The night skies shine with gas-filled stars—tiny, dying white dwarfs, blue supergiants and blown-out supernovas stretching across the sky.
The shale plays in the Lower 48 occupy a much humbler, but lucrative, constellation. The tricky part is when the brightly shining Marcellus and the collapsing Barnett orbit the same deal.
In September, Rice Energy Inc. (NYSE: RICE) agreed to buy Vantage Energy LLC’s Marcellus assets for $2.7 billion, including $600 million in assets it will drop down to its midstream company.
Vantage threw in 57 square miles of the Barnett. Consensus value: next to nothing.
Since April, Rice has clearly wanted Vantage’s Greene County, Pa., Marcellus acreage. Rice was the designated stalking horse bidder on 31,323 net acres being sold by bankrupt Alpha Natural Resources Inc. Rice offered $200 million for the acreage, which is adjacent to its own acreage in Greene.
In May, however, Vantage swooped in with a $339.5 million bid. Showing discipline, Rice walked away from a bidding war.

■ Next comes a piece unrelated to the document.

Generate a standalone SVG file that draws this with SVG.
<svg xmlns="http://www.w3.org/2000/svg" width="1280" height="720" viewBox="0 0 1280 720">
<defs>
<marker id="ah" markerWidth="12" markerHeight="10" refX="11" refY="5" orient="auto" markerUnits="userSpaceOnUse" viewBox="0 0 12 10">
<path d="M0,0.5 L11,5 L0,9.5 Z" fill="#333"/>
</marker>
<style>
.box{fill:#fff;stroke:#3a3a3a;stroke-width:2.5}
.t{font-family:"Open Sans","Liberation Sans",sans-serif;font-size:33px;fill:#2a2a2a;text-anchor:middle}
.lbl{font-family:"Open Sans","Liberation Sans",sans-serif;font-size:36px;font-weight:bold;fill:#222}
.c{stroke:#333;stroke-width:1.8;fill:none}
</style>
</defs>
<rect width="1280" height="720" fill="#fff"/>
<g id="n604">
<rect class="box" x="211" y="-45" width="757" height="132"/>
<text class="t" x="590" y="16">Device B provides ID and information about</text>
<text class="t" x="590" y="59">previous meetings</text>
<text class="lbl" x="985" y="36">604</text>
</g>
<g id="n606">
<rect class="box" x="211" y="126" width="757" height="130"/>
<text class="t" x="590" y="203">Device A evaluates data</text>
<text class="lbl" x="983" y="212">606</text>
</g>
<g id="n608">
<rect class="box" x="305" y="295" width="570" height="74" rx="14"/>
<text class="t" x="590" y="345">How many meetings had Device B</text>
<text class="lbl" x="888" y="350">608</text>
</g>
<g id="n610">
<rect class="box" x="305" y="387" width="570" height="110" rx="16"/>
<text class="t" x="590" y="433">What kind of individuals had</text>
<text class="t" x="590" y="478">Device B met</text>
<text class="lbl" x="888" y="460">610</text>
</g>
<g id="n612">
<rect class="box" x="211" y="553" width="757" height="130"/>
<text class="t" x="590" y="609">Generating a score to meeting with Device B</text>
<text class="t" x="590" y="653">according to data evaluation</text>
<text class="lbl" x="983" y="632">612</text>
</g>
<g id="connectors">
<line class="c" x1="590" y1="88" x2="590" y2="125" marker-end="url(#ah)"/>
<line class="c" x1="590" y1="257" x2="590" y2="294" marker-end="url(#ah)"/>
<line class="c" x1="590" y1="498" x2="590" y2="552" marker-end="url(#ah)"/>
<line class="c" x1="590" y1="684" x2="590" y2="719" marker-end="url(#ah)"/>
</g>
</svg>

Roughly four months later, Rice is cutting a vastly bigger check for 85,047 net Marcellus acres. The tagalong to the deal—37,000 Barnett acres—barely registered on analysts’ radar screens.

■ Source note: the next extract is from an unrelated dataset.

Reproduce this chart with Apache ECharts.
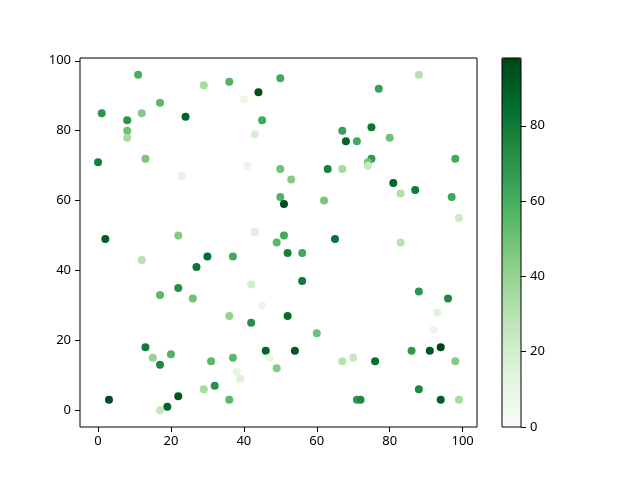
<!DOCTYPE html>
<html>
<head>
<meta charset="utf-8">
<script src="https://cdn.jsdelivr.net/npm/echarts@6/dist/echarts.min.js"></script>
<style>html,body{margin:0;padding:0;background:#fff}#c{width:640px;height:480px}</style>
</head>
<body>
<div id="c"></div>
<script>
var xs = [11,29,36,50,44,40,17,1,12,24,8,8,8,45,43,0,13,41,23,50,50,2,22,43,49,51,
  88,77,75,67,68,71,80,75,74,74,63,67,98,53,81,83,87,97,62,99,51,65,83,
  12,30,37,27,22,17,26,42,45,36,42,13,15,20,17,31,37,46,47,49,38,39,32,29,36,22,3,19,17,
  52,56,56,52,60,54,67,70,76,71,72,88,96,93,92,86,91,94,98,88,94,99];
var ys = [96,93,94,95,91,89,88,85,85,84,83,80,78,83,79,71,72,70,67,69,61,49,50,51,48,59,
  96,92,81,80,77,77,78,72,71,70,69,69,72,66,65,62,63,61,60,55,50,49,48,
  43,44,44,41,35,33,32,36,30,27,25,18,15,16,13,14,15,17,15,12,11,9,7,6,3,4,3,1,0,
  45,45,37,27,22,17,14,15,14,3,3,34,32,28,23,17,17,18,14,6,3,3];
var cs = [60,35,58,62,95,10,55,70,45,88,70,50,35,62,18,78,48,8,12,50,58,90,45,15,55,96,
  30,65,82,65,88,62,50,68,48,25,78,35,62,45,88,32,80,62,48,22,62,82,30,
  30,85,62,82,72,55,50,20,8,40,72,80,40,58,75,55,55,88,10,45,12,15,72,35,55,92,95,88,25,
  78,62,80,85,50,92,30,25,85,68,75,70,75,15,8,68,92,98,45,75,90,35];
var xTicks = [0,20,40,60,80,100];
var yTicks = [0,20,40,60,80,100];
var cTicks = [0,20,40,60,80];
var greens = ['#f7fcf5','#e5f5e0','#c7e9c0','#a1d99b','#74c476','#41ab5d','#238b45','#006d2c','#00441b'];

var pts = xs.map(function(x,i){ return [x, ys[i], cs[i]]; });
var cMax = Math.max.apply(null, cs);
var font = '"Noto Sans", "DejaVu Sans", sans-serif';
var lbl = {color:'#000', fontSize:13, fontFamily:font};

var chart = echarts.init(document.getElementById('c'), null, {renderer:'canvas'});
chart.setOption({
  animation:false,
  backgroundColor:'#fff',
  grid:[
    {left:80, top:58, right:163, bottom:53, show:true, borderColor:'#000', borderWidth:1, z:5},
    {left:502, top:58, width:19, height:369, show:true, borderColor:'#000', borderWidth:1, backgroundColor:'transparent', z:10}
  ],
  xAxis:[
    {type:'value', gridIndex:0, min:-4.95, max:103.95, splitLine:{show:false},
     axisLine:{show:false, onZero:false},
     axisTick:{show:true, length:5, lineStyle:{color:'#000'}, customValues:xTicks},
     axisLabel:Object.assign({margin:8, customValues:xTicks}, lbl)},
    {type:'value', gridIndex:1, show:false, min:0, max:1}
  ],
  yAxis:[
    {type:'value', gridIndex:0, min:-4.8, max:100.8, splitLine:{show:false},
     axisLine:{show:false, onZero:false},
     axisTick:{show:true, length:5, lineStyle:{color:'#000'}, customValues:yTicks},
     axisLabel:Object.assign({margin:9, customValues:yTicks}, lbl)},
    {type:'value', gridIndex:1, position:'right', min:0, max:cMax, splitLine:{show:false},
     axisLine:{show:false, onZero:false},
     axisTick:{show:true, length:5, lineStyle:{color:'#000'}, customValues:cTicks},
     axisLabel:Object.assign({margin:9, customValues:cTicks}, lbl)}
  ],
  visualMap:{
    type:'continuous', min:0, max:cMax, dimension:2, seriesIndex:0,
    orient:'vertical', left:502, top:58, itemWidth:19, itemHeight:369, padding:0,
    calculable:false, text:null, showLabel:false, hoverLink:false, z:1,
    inRange:{color:greens}
  },
  series:[{
    type:'scatter', xAxisIndex:0, yAxisIndex:0, data:pts, symbolSize:8,
    itemStyle:{opacity:1}
  }]
});
</script>
</body>
</html>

Rice’s deal raises two questions. Does the Barnett make any sense for Rice (or anyone)? And, had Rice won the Greene acreage bid earlier this year, would it still have purchased Vantage?
Gabriele Sorbara, an analyst at The Williams Capital Group, told Hart Energy he thinks Rice would still be after Vantage.
“This is a great transaction with acreage/midstream synergies and inventory expansion potential,” Sorbara said. “Overall, we think the Rice team got Vantage at a reasonable valuation.”
For investors, “reasonable valuation” may not sound too attractive.
However, depending on how the calculator spins, Rice got a fair-to-solid deal. Vantage bought all of Alpha’s Greene County acreage at $12,400 per acre.
Backing out the deal’s midstream value and using $3,000 per flowing million cubic feet equivalent for production, Rice is paying about $10,600 per acre, said Jonathan D. Wolff, an equity analyst at Jefferies. Wolff assigned no value to the Barnett acreage.
Seaport Global Securities suggested Rice paid more: about $12,000 per acre.
Sorbara’s math put the Marcellus acreage at about $12,971 per acre. He noted that Rice will walk away from the deal as a leading Appalachia player with 231,000 net acres and 1,164 drilling locations—an increase of 66%.
Analysts generally lauded the deal.
That just leaves the Barnett.
Daniel J. Rice IV, Rice’s CEO, made it clear on a Sept. 28 conference call that the acreage isn’t a high priority.
“It’s certainly not a core focus for us,” he said. “It came with the fantastic assets in the Appalachian, where 99% of our focus is going to be.”
He added that the Barnett is a long-lived production property that is 97% HBP. “We have plenty of time to ultimately figure out what we want to do with it.”
It’s worth noting that the Barnett is responsible for one-third of Vantage’s production and, as Cowen & Co. said, it could provide Rice with Gulf Coast optionality.
Perception may be a factor in the North Texas play.
In August, Chesapeake Energy Corp. (NYSE: CHK) celebrated its divestiture of about 215,000 net Barnett acres and 65 thousand barrels of oil equivalent per day—despite receiving no money from the buyer. Chesapeake’s move eliminates billions of dollars in future expenses and even paid $334 million to get out of its midstream commitments.
Lost in the commotion was French oil and gas company Total SA (NYSE: TOT) exercising an option to buy Chesapeake’s 75% stake in the Barnett in early September.
Total will pay $558 million to restructure its gas gathering agreements and eliminate minimum volume commitments as it captures 100% working interest on 215,000 net acres.
Guy Baber, senior research analyst for Piper Jaffray & Co., said “we ultimately believe there are better ways to spend $500 million and that the Barnett should not be competing for capital in the Total portfolio for the next few years.”
Some Barnett areas continue to produce strong results. The play is simply not commanding valuations above PDP value, Sorbara said.
But as the Haynesville works its way through its own resurgence—one that has brought it to the attention of potential buyers—the Barnett may be worth a closer look.
While it is far removed from its days as a premier U.S. shale play, it holds remarkable reserves—53 trillion cubic feet of gas. In December 2015, the U.S. Geological Survey found the Barnett has twice as much natural gas reserves as once thought.
The Barnett may be burning dimly among gassy U.S. shale plays. But as astronomer Phil Plait once observed, the brightest stars in the sky live for the shortest amount of time.
“Feel free to extract whatever life lesson you want from that,” he said.